L'exposé des préceptes pour vivre chrétiennement est un véritable
bréviaire évangélique où se trouve célébré le retour à la
bible et à ses sources. La jonction de la critique humaniste et de la
théologie chrétienne est en marche et Erasme est son prophète.
- Trois conceptions dominent la pédagogie érasmienne :
- Le naturalisme,c'est à dire une éducation conforme à
la nature. Il faut prendre en compte la plasticité de l'enfant -
d'où un cursus adapté au développement de l'être en croissance
-, l'importance de l'habitude, le besoin de toute activité en
rapport avec la spontanéité enfantine - d'où le rôle du jeu
comme exercice de détente.
- Le rationalisme ou reconnaissance de l'individu et de son
pouvoir de disposer librement de sa raison. L'usage de l'esprit
critique, l'entraînement naturel de la mémoire - Erasme condamne
les expédients mnémotechniques chers à la scolastique -, l'étude
de la litterature antique (on doit à Erasme notre prononciation
du grec ancien, dite prononciation érasmienne), la préparation
morale et religieuse, l'acquisition de l'expression élégante
doivent restituer à l'individu son libre pouvoir de juger.
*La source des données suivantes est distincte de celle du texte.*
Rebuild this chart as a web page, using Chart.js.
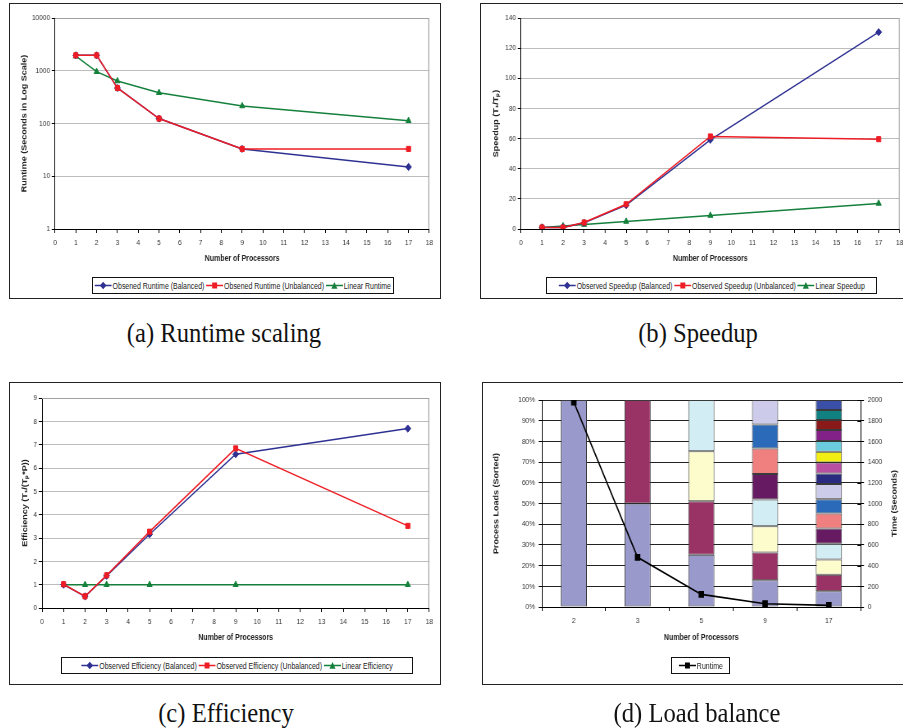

Durkheim voit dans cette éducation une préparation à la vie
dans un milieu privilégié. L'éducation érasmienne vise la
totalité de la personne. L'éducation du corps est prise en
considération, non pour développer celui-ci dans une perspective
sportive d'athlétisme ("nous ne voulons pas faire de notre
élève un Milon"), mais comme moyen de policer le
comportement enfantin. La Civilité puérile apprend à se
moucher, à saluer et à se tenir devant l'adulte, à lui répondre.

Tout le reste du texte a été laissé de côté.